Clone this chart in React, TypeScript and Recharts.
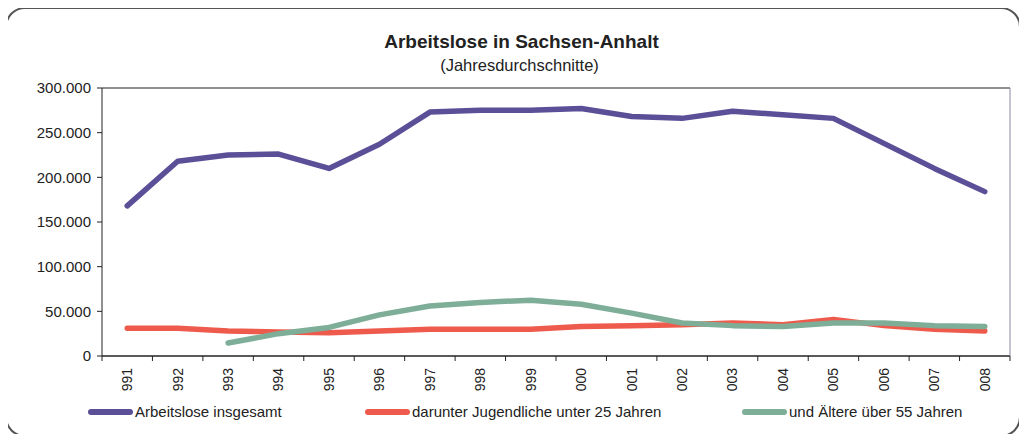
import { CartesianGrid, Line, LineChart, XAxis, YAxis } from "recharts";

const years = ["991", "992", "993", "994", "995", "996", "997", "998", "999", "000", "001", "002", "003", "004", "005", "006", "007", "008"];
const insgesamt = [168000, 218000, 225000, 226000, 210000, 237000, 273000, 275000, 275000, 277000, 268000, 266000, 274000, 270000, 266000, 238000, 210000, 184000];
const jugendliche = [31000, 31000, 28000, 27000, 26000, 28000, 30000, 30000, 30000, 33000, 34000, 35000, 37000, 35000, 41000, 34000, 30000, 28000];
const aeltere = [null, null, 14500, 25000, 32000, 46000, 56000, 60000, 62500, 58000, 48000, 37000, 34000, 33000, 37000, 37000, 34000, 33000];
const yTicks = [0, 50000, 100000, 150000, 200000, 250000, 300000];

const series = [
    { key: "insgesamt", name: "Arbeitslose insgesamt", color: "#5b4f98" },
    { key: "jugendliche", name: "darunter Jugendliche unter 25 Jahren", color: "#ee5b4d" },
    { key: "aeltere", name: "und Ältere über 55 Jahren", color: "#7eae98" },
];

const data = years.map((year, i) => ({
    year,
    insgesamt: insgesamt[i],
    jugendliche: jugendliche[i],
    aeltere: aeltere[i],
}));

const FONT = "'Liberation Sans', Arial, sans-serif";
const PLOT_LEFT = 102;
const PLOT_RIGHT = 1010;
const BAND = (PLOT_RIGHT - PLOT_LEFT) / years.length;

function formatThousands(v: number) {
    return String(v).replace(/\B(?=(\d{3})+(?!\d))/g, ".");
}

function YearTick({ x, y, payload, index }: any) {
    return (
        <g>
            {index === 0 && <line x1={x - BAND / 2} y1={y} x2={x - BAND / 2} y2={y + 5} stroke="#222" />}
            <line x1={x + BAND / 2} y1={y} x2={x + BAND / 2} y2={y + 5} stroke="#222" />
            <text
                transform={`translate(${x},${y + 12}) rotate(-90)`}
                textAnchor="end"
                dy="0.35em"
                fontSize={14}
                fill="#222"
                fontFamily={FONT}
            >
                {payload.value}
            </text>
        </g>
    );
}

const legendPos = [88, 365, 742];

export default function App() {
    return (
        <div style={{ position: "relative", width: 1027, height: 442, margin: -8, fontFamily: FONT, background: "#fff" }}>
            <div style={{ position: "absolute", left: 0, width: 1027, top: 31, textAlign: "center", fontSize: 19, fontWeight: "bold", color: "#222" }}>
                <span style={{ marginLeft: 16 }}>Arbeitslose in Sachsen-Anhalt</span>
            </div>
            <div style={{ position: "absolute", left: 0, width: 1027, top: 56, textAlign: "center", fontSize: 16.5, color: "#222" }}>
                <span style={{ marginLeft: 12 }}>(Jahresdurchschnitte)</span>
            </div>

            <div style={{ position: "absolute", left: 0, top: 0 }}>
                <LineChart
                    width={1027}
                    height={442}
                    data={data}
                    margin={{ top: 88, right: 16, bottom: 46, left: 0 }}
                    style={{ fontFamily: FONT }}
                >
                    <CartesianGrid vertical={false} stroke="#222" strokeWidth={1} />
                    <XAxis
                        dataKey="year"
                        interval={0}
                        height={40}
                        padding={{ left: BAND / 2, right: BAND / 2 }}
                        tickSize={0}
                        tickMargin={0}
                        tickLine={false}
                        axisLine={{ stroke: "#222" }}
                        tick={<YearTick />}
                    />
                    <YAxis
                        yAxisId="left"
                        width={102}
                        domain={[0, 300000]}
                        ticks={yTicks}
                        tickFormatter={formatThousands}
                        tickSize={5}
                        tickMargin={6}
                        tick={{ fontSize: 15, fill: "#222" }}
                        axisLine={{ stroke: "#222" }}
                        tickLine={{ stroke: "#222" }}
                    />
                    <YAxis
                        yAxisId="right"
                        orientation="right"
                        width={1}
                        domain={[0, 300000]}
                        tick={false}
                        tickLine={false}
                        axisLine={{ stroke: "#8a88a8" }}
                    />
                    {series.map((s) => (
                        <Line
                            key={s.key}
                            yAxisId="left"
                            type="linear"
                            dataKey={s.key}
                            name={s.name}
                            stroke={s.color}
                            strokeWidth={5.5}
                            strokeLinecap="round"
                            strokeLinejoin="round"
                            dot={false}
                            activeDot={false}
                            connectNulls={false}
                            isAnimationActive={false}
                        />
                    ))}
                </LineChart>
            </div>

            {series.map((s, i) => (
                <div
                    key={s.key}
                    style={{
                        position: "absolute",
                        left: legendPos[i],
                        top: 403,
                        display: "flex",
                        alignItems: "center",
                        fontSize: 15,
                        color: "#222",
                        whiteSpace: "nowrap",
                    }}
                >
                    <span style={{ display: "inline-block", width: 45, height: 6, borderRadius: 3, background: s.color, marginRight: 2 }} />
                    <span>{s.name}</span>
                </div>
            ))}

            <div
                style={{
                    position: "absolute",
                    left: 5,
                    top: 7,
                    width: 1012,
                    height: 426,
                    border: "2px solid #555",
                    borderRadius: 20,
                    pointerEvents: "none",
                }}
            />
        </div>
    );
}
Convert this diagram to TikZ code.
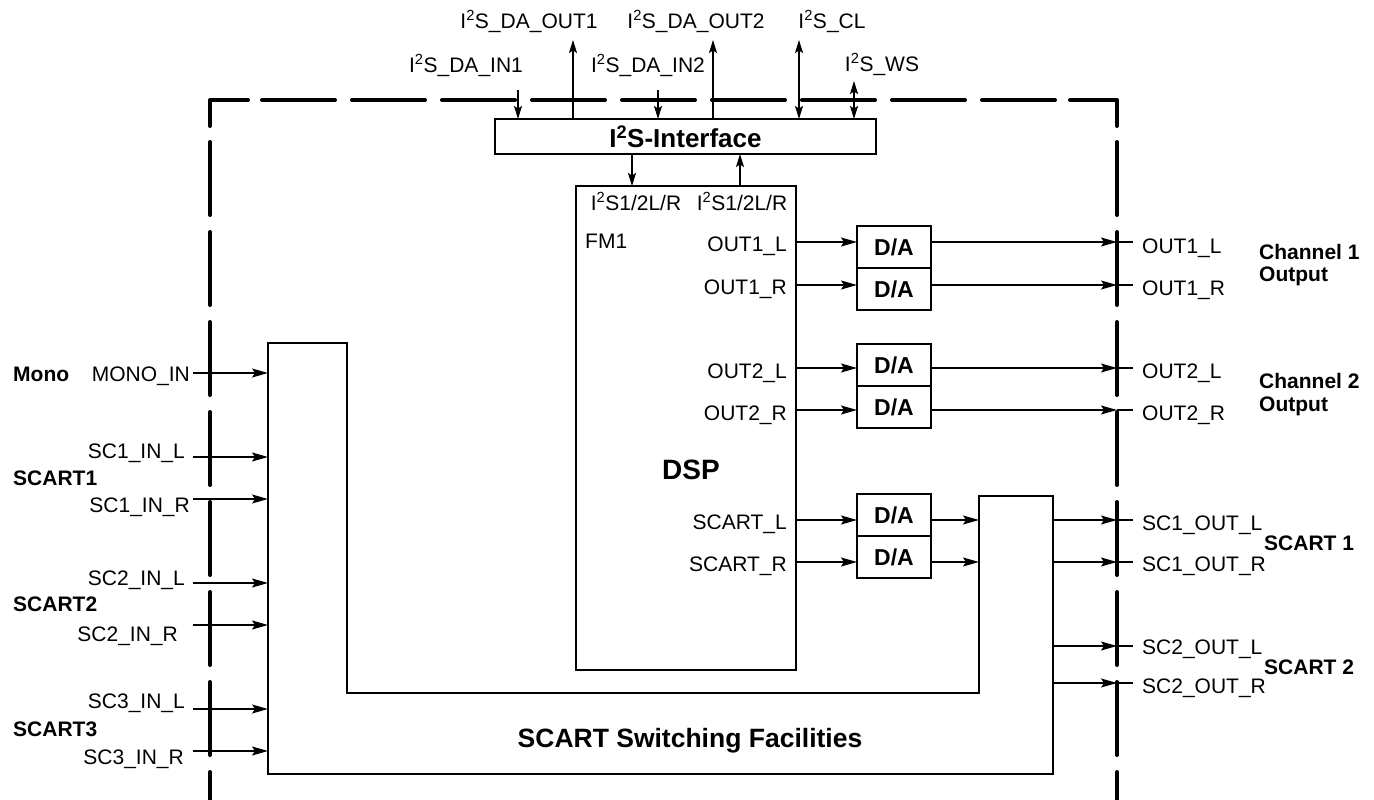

Set problem —
Locate each line containing the string "this" and show it.

Output of the task —
Clone this chart in React, TypeScript and Recharts.
Convert this diagram to TikZ code.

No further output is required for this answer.